Written request: Can you output the material exactly as written, minus any pictures it holds?

Source excerpt:
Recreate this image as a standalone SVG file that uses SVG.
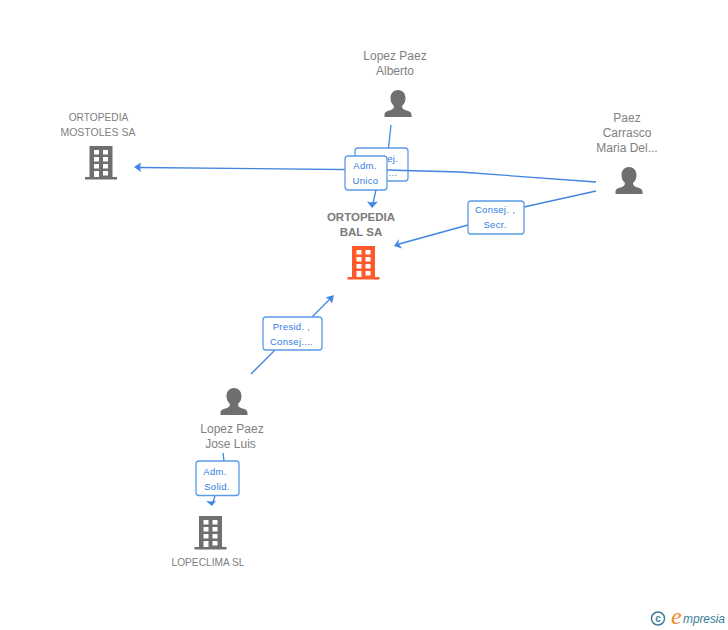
<svg xmlns="http://www.w3.org/2000/svg" width="728" height="630" viewBox="0 0 728 630">
<style>
.n{font:12px "Liberation Sans",Arial,sans-serif;fill:#808080;text-anchor:middle}
.s{font-size:10.2px}
.b{font:bold 11.5px "Liberation Sans",Arial,sans-serif;fill:#7a7a7a;text-anchor:middle}
.l{font:9.5px "Liberation Sans",Arial,sans-serif;fill:#2f7de1;text-anchor:middle;letter-spacing:.3px}
.box{fill:#fff;stroke:#5b9be8;stroke-width:1.3}
.c{fill:none;stroke:#4285e0;stroke-width:1.3}
.a{fill:#3f86e6}
</style>
<defs>
<g id="person"><path d="M0 0c-5 0-7.500 4-7.500 8 0 3 1 6 3.500 8 0 2-1 3-3 4-4 1-6.500 2-6.500 5v2h27v-2c0-3-2.500-4-6.500-5-2-1-3-2-3-4 2.500-2 3.500-5 3.500-8 0-4-2.500-8-7.500-8z" fill="#6f6f6f"/></g>
<g id="bld"><path d="M-11.500 0h23v31h4.500v2.500h-32v-2.500h4.500z"/><g fill="#fff"><rect x="-7" y="4" width="5" height="4.500"/><rect x="2" y="4" width="5" height="4.500"/><rect x="-7" y="11" width="5" height="4.500"/><rect x="2" y="11" width="5" height="4.500"/><rect x="-7" y="18" width="5" height="4.500"/><rect x="2" y="18" width="5" height="4.500"/><rect x="-7" y="25" width="5" height="6"/><rect x="2" y="25" width="5" height="4.500"/></g></g>
</defs>
<g id="label-consej-back"><rect class="box" x="355" y="148" width="53" height="33" rx="3"/><text class="l" x="381" y="161.500">Consej.</text><text class="l" x="393" y="176">...</text></g>
<g id="connectors">
<path class="c" d="M391 125L388.500 148M376 190L373 203"/>
<path class="a" d="M372 208l-5-6.500 5 1 6-1z"/>
<path class="c" d="M596 182L460 172L387 170L139 167.500"/>
<path class="a" d="M134 167l7-4.500-1 4.500 1 5z"/>
<path class="c" d="M596 191L524 207M468 225L399 244"/>
<path class="a" d="M394 246l5-7-.5 4.500 3.500 5z"/>
<path class="c" d="M251 374L275 350M312 317L330 299"/>
<path class="a" d="M334 295l-2 8.500-2.500-4-4-2z"/>
<path class="c" d="M223 453L224 461M215 496L213 502"/>
<path class="a" d="M212 506l-6-5 5 .5 5-1z"/>
</g>
<g id="node-lopez-alberto"><text class="n" x="395" y="60">Lopez Paez</text><text class="n" x="395" y="75">Alberto</text><use href="#person" x="398" y="90"/></g>
<g id="node-paez"><text class="n" x="627" y="122">Paez</text><text class="n" x="627" y="137">Carrasco</text><text class="n" x="627" y="152">Maria Del...</text><use href="#person" x="629" y="167"/></g>
<g id="node-mostoles" fill="#6f6f6f"><text class="n s" x="98.500" y="121">ORTOPEDIA</text><text class="n s" x="98" y="136" style="font-size:10.500px">MOSTOLES SA</text><use href="#bld" x="101" y="146"/></g>
<g id="node-bal" fill="#ff5a2b"><text class="b" x="361" y="221">ORTOPEDIA</text><text class="b" x="361" y="236">BAL SA</text><use href="#bld" x="363.500" y="246"/></g>
<g id="node-lopez-jose"><use href="#person" x="234" y="388"/><text class="n" x="232" y="432.500">Lopez Paez</text><text class="n" x="230.500" y="447.500">Jose Luis</text></g>
<g id="node-lopeclima" fill="#6f6f6f"><use href="#bld" x="210.500" y="516"/><text class="n s" x="208" y="566">LOPECLIMA SL</text></g>
<g id="label-adm-unico"><rect class="box" x="345" y="156" width="42" height="34" rx="3"/><text class="l" x="365" y="169">Adm.</text><text class="l" x="365.500" y="184">Unico</text></g>
<g id="label-consej-secr"><rect class="box" x="468" y="201" width="56" height="33" rx="3"/><text class="l" x="495" y="213">Consej. ,</text><text class="l" x="495" y="228">Secr.</text></g>
<g id="label-presid"><rect class="box" x="263" y="317" width="59" height="33" rx="3"/><text class="l" x="291.500" y="330">Presid. ,</text><text class="l" x="291.500" y="345">Consej....</text></g>
<g id="label-adm-solid"><rect class="box" x="196" y="461" width="43" height="34.500" rx="3"/><text class="l" x="215" y="475">Adm.</text><text class="l" x="217" y="490">Solid.</text></g>
<g id="logo"><circle cx="658" cy="618.500" r="6.500" fill="none" stroke="#3d7f96" stroke-width="1.500"/><text x="658" y="622" font-family="'Liberation Sans',sans-serif" font-weight="bold" font-size="10" fill="#3d7f96" text-anchor="middle">c</text><text x="671" y="624" font-family="'Liberation Serif',serif" font-style="italic" font-size="24" fill="#f28a1e">e</text><text x="683" y="623" font-family="'Liberation Sans',sans-serif" font-style="italic" font-size="12" textLength="42" fill="#3d7f96">mpresia</text></g>
</svg>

Exercise output:
Recreate this image as a standalone SVG file that uses SVG.
<svg xmlns="http://www.w3.org/2000/svg" width="728" height="630" viewBox="0 0 728 630">
<style>
.n{font:12px "Liberation Sans",Arial,sans-serif;fill:#808080;text-anchor:middle}
.s{font-size:10.2px}
.b{font:bold 11.5px "Liberation Sans",Arial,sans-serif;fill:#7a7a7a;text-anchor:middle}
.l{font:9.5px "Liberation Sans",Arial,sans-serif;fill:#2f7de1;text-anchor:middle;letter-spacing:.3px}
.box{fill:#fff;stroke:#5b9be8;stroke-width:1.3}
.c{fill:none;stroke:#4285e0;stroke-width:1.3}
.a{fill:#3f86e6}
</style>
<defs>
<g id="person"><path d="M0 0c-5 0-7.500 4-7.500 8 0 3 1 6 3.500 8 0 2-1 3-3 4-4 1-6.500 2-6.500 5v2h27v-2c0-3-2.500-4-6.500-5-2-1-3-2-3-4 2.500-2 3.500-5 3.500-8 0-4-2.500-8-7.500-8z" fill="#6f6f6f"/></g>
<g id="bld"><path d="M-11.500 0h23v31h4.500v2.500h-32v-2.500h4.500z"/><g fill="#fff"><rect x="-7" y="4" width="5" height="4.500"/><rect x="2" y="4" width="5" height="4.500"/><rect x="-7" y="11" width="5" height="4.500"/><rect x="2" y="11" width="5" height="4.500"/><rect x="-7" y="18" width="5" height="4.500"/><rect x="2" y="18" width="5" height="4.500"/><rect x="-7" y="25" width="5" height="6"/><rect x="2" y="25" width="5" height="4.500"/></g></g>
</defs>
<g id="label-consej-back"><rect class="box" x="355" y="148" width="53" height="33" rx="3"/><text class="l" x="381" y="161.500">Consej.</text><text class="l" x="393" y="176">...</text></g>
<g id="connectors">
<path class="c" d="M391 125L388.500 148M376 190L373 203"/>
<path class="a" d="M372 208l-5-6.500 5 1 6-1z"/>
<path class="c" d="M596 182L460 172L387 170L139 167.500"/>
<path class="a" d="M134 167l7-4.500-1 4.500 1 5z"/>
<path class="c" d="M596 191L524 207M468 225L399 244"/>
<path class="a" d="M394 246l5-7-.5 4.500 3.500 5z"/>
<path class="c" d="M251 374L275 350M312 317L330 299"/>
<path class="a" d="M334 295l-2 8.500-2.500-4-4-2z"/>
<path class="c" d="M223 453L224 461M215 496L213 502"/>
<path class="a" d="M212 506l-6-5 5 .5 5-1z"/>
</g>
<g id="node-lopez-alberto"><text class="n" x="395" y="60">Lopez Paez</text><text class="n" x="395" y="75">Alberto</text><use href="#person" x="398" y="90"/></g>
<g id="node-paez"><text class="n" x="627" y="122">Paez</text><text class="n" x="627" y="137">Carrasco</text><text class="n" x="627" y="152">Maria Del...</text><use href="#person" x="629" y="167"/></g>
<g id="node-mostoles" fill="#6f6f6f"><text class="n s" x="98.500" y="121">ORTOPEDIA</text><text class="n s" x="98" y="136" style="font-size:10.500px">MOSTOLES SA</text><use href="#bld" x="101" y="146"/></g>
<g id="node-bal" fill="#ff5a2b"><text class="b" x="361" y="221">ORTOPEDIA</text><text class="b" x="361" y="236">BAL SA</text><use href="#bld" x="363.500" y="246"/></g>
<g id="node-lopez-jose"><use href="#person" x="234" y="388"/><text class="n" x="232" y="432.500">Lopez Paez</text><text class="n" x="230.500" y="447.500">Jose Luis</text></g>
<g id="node-lopeclima" fill="#6f6f6f"><use href="#bld" x="210.500" y="516"/><text class="n s" x="208" y="566">LOPECLIMA SL</text></g>
<g id="label-adm-unico"><rect class="box" x="345" y="156" width="42" height="34" rx="3"/><text class="l" x="365" y="169">Adm.</text><text class="l" x="365.500" y="184">Unico</text></g>
<g id="label-consej-secr"><rect class="box" x="468" y="201" width="56" height="33" rx="3"/><text class="l" x="495" y="213">Consej. ,</text><text class="l" x="495" y="228">Secr.</text></g>
<g id="label-presid"><rect class="box" x="263" y="317" width="59" height="33" rx="3"/><text class="l" x="291.500" y="330">Presid. ,</text><text class="l" x="291.500" y="345">Consej....</text></g>
<g id="label-adm-solid"><rect class="box" x="196" y="461" width="43" height="34.500" rx="3"/><text class="l" x="215" y="475">Adm.</text><text class="l" x="217" y="490">Solid.</text></g>
<g id="logo"><circle cx="658" cy="618.500" r="6.500" fill="none" stroke="#3d7f96" stroke-width="1.500"/><text x="658" y="622" font-family="'Liberation Sans',sans-serif" font-weight="bold" font-size="10" fill="#3d7f96" text-anchor="middle">c</text><text x="671" y="624" font-family="'Liberation Serif',serif" font-style="italic" font-size="24" fill="#f28a1e">e</text><text x="683" y="623" font-family="'Liberation Sans',sans-serif" font-style="italic" font-size="12" textLength="42" fill="#3d7f96">mpresia</text></g>
</svg>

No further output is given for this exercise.